Task to carry out
Could the lines from the start of the data through the line with "import seaborn as sns" be set down exactly, with no pictures among them?
** start Supplied material **
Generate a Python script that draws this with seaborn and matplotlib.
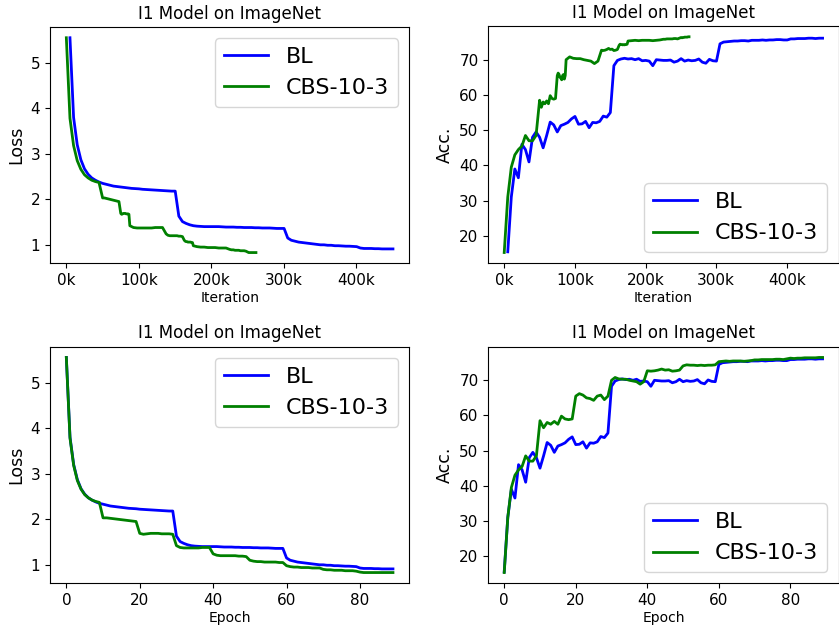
import numpy as np
import pandas as pd
import matplotlib
matplotlib.use("Agg")
import matplotlib.pyplot as plt
from matplotlib.ticker import FuncFormatter
import seaborn as sns

# per-epoch curves (90 epochs)
epochs = np.arange(90)

bl_loss = [5.55, 3.80, 3.20, 2.87, 2.67, 2.55, 2.47, 2.42, 2.38, 2.35,
           2.33, 2.31, 2.29, 2.28, 2.27, 2.26, 2.25, 2.24, 2.235, 2.23,
           2.22, 2.215, 2.21, 2.205, 2.20, 2.195, 2.19, 2.185, 2.18, 2.18,
           1.63, 1.51, 1.47, 1.44, 1.42, 1.41, 1.405, 1.40, 1.40, 1.40,
           1.40, 1.40, 1.395, 1.39, 1.39, 1.39, 1.385, 1.385, 1.38, 1.38,
           1.38, 1.375, 1.375, 1.37, 1.37, 1.37, 1.365, 1.36, 1.36, 1.36,
           1.15, 1.10, 1.08, 1.06, 1.05, 1.04, 1.03, 1.02, 1.01, 1.00,
           1.00, 0.99, 0.99, 0.98, 0.98, 0.975, 0.97, 0.97, 0.965, 0.96,
           0.93, 0.92, 0.92, 0.92, 0.915, 0.915, 0.91, 0.91, 0.91, 0.91]

cbs_loss = [5.55, 3.78, 3.18, 2.85, 2.66, 2.54, 2.47, 2.42, 2.39, 2.37,
            2.03, 2.03, 2.02, 2.01, 2.00, 1.99, 1.98, 1.97, 1.96, 1.95,
            1.69, 1.67, 1.68, 1.69, 1.69, 1.69, 1.68, 1.68, 1.68, 1.67,
            1.42, 1.38, 1.37, 1.37, 1.37, 1.37, 1.37, 1.38, 1.38, 1.38,
            1.24, 1.21, 1.20, 1.20, 1.20, 1.20, 1.20, 1.19, 1.19, 1.18,
            1.10, 1.08, 1.07, 1.07, 1.06, 1.06, 1.06, 1.06, 1.05, 1.05,
            0.98, 0.96, 0.95, 0.95, 0.94, 0.94, 0.94, 0.93, 0.93, 0.93,
            0.90, 0.89, 0.89, 0.88, 0.88, 0.88, 0.87, 0.87, 0.87, 0.86,
            0.84, 0.83, 0.83, 0.83, 0.83, 0.83, 0.83, 0.83, 0.83, 0.83]

bl_acc = [15.5, 31.0, 39.0, 36.5, 46.0, 44.5, 41.0, 48.0, 49.5, 48.0,
          45.0, 48.5, 52.3, 51.5, 49.5, 51.3, 51.7, 52.2, 53.2, 53.9,
          51.7, 51.8, 52.5, 50.7, 52.2, 52.1, 52.5, 54.0, 53.7, 55.0,
          68.3, 69.8, 70.2, 70.4, 70.2, 70.3, 70.0, 70.3, 69.7, 69.8,
          69.6, 68.3, 70.0, 69.9, 69.8, 69.8, 69.9, 69.3, 69.6, 70.3,
          69.6, 69.9, 69.7, 69.8, 70.2, 69.3, 69.0, 70.1, 69.7, 69.6,
          74.5, 75.0, 75.1, 75.2, 75.3, 75.3, 75.4, 75.4, 75.3, 75.5,
          75.5, 75.5, 75.6, 75.5, 75.6, 75.6, 75.7, 75.7, 75.6, 75.6,
          75.9, 75.9, 76.0, 76.0, 76.0, 76.1, 76.1, 76.0, 76.1, 76.1]

cbs_acc = [15.3, 31.0, 39.5, 43.0, 44.5, 45.5, 48.5, 47.0, 47.0, 48.5,
           58.5, 56.5, 58.0, 57.5, 58.3, 57.5, 59.8, 59.0, 58.8, 59.0,
           65.5, 66.2, 65.8, 65.0, 64.8, 64.3, 65.5, 65.8, 64.5, 65.5,
           70.0, 70.8, 70.4, 70.3, 70.3, 70.0, 69.8, 69.6, 68.9, 69.6,
           72.7, 72.6, 72.7, 72.9, 73.2, 72.9, 73.0, 72.6, 72.7, 72.9,
           74.1, 74.4, 74.3, 74.3, 74.2, 74.3, 74.2, 74.3, 74.3, 74.4,
           75.3, 75.4, 75.5, 75.4, 75.5, 75.5, 75.5, 75.4, 75.5, 75.6,
           75.8, 75.8, 75.9, 75.9, 75.9, 75.9, 76.0, 76.0, 75.9, 76.1,
           76.3, 76.2, 76.3, 76.3, 76.4, 76.4, 76.4, 76.4, 76.5, 76.5]

# iterations per epoch: BL fixed batch, CBS batch changes every 10 epochs
bl_iters_per_epoch = 5005
cbs_iters_per_block = [5005, 2502, 1251, 5005, 2502, 1251, 5005, 2502, 1251]

bl_iter = (epochs + 1) * bl_iters_per_epoch
cbs_steps = np.repeat(cbs_iters_per_block, 10)
cbs_iter = np.concatenate([[0], np.cumsum(cbs_steps)[:-1]])

bl = pd.DataFrame({"epoch": epochs, "iter": bl_iter, "loss": bl_loss, "acc": bl_acc})
cbs = pd.DataFrame({"epoch": epochs, "iter": cbs_iter, "loss": cbs_loss, "acc": cbs_acc})

fig, axes = plt.subplots(2, 2, figsize=(8.39, 6.26), dpi=100)

W, H = 839.0, 626.0
boxes = {(0, 0): (50, 27, 409.3, 263.3), (0, 1): (488.3, 26, 838.5, 263.3),
         (1, 0): (50, 346.7, 409.3, 583.3), (1, 1): (488.3, 346.7, 838.5, 583.3)}
for (r, c), (x0, y0, x1, y1) in boxes.items():
    axes[r, c].set_position([x0 / W, 1 - y1 / H, (x1 - x0) / W, (y1 - y0) / H])

kfmt = FuncFormatter(lambda v, p: f"{int(round(v / 1000))}k")

panels = [(0, 0, "iter", "loss", "Loss", "Iteration", "upper right"),
          (0, 1, "iter", "acc", "Acc.", "Iteration", "lower right"),
          (1, 0, "epoch", "loss", "Loss", "Epoch", "upper right"),
          (1, 1, "epoch", "acc", "Acc.", "Epoch", "lower right")]

for r, c, xcol, ycol, ylab, xlab, loc in panels:
    ax = axes[r, c]
    sns.lineplot(data=bl, x=xcol, y=ycol, ax=ax, color="blue", lw=2, label="BL")
    sns.lineplot(data=cbs, x=xcol, y=ycol, ax=ax, color="green", lw=2, label="CBS-10-3")
    ax.set_title("I1 Model on ImageNet", fontsize=12)
    ax.set_ylabel(ylab, fontsize=12.5)
    ax.set_xlabel(xlab, fontsize=10, labelpad=2)
    ax.tick_params(labelsize=11)
    if xcol == "iter":
        ax.xaxis.set_major_formatter(kfmt)
    ax.legend(loc=loc, fontsize=16)

fig.savefig("out.png", dpi=100)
** end Supplied material **
Reply
Generate a Python script that draws this with seaborn and matplotlib.
import numpy as np
import pandas as pd
import matplotlib
matplotlib.use("Agg")
import matplotlib.pyplot as plt
from matplotlib.ticker import FuncFormatter
import seaborn as sns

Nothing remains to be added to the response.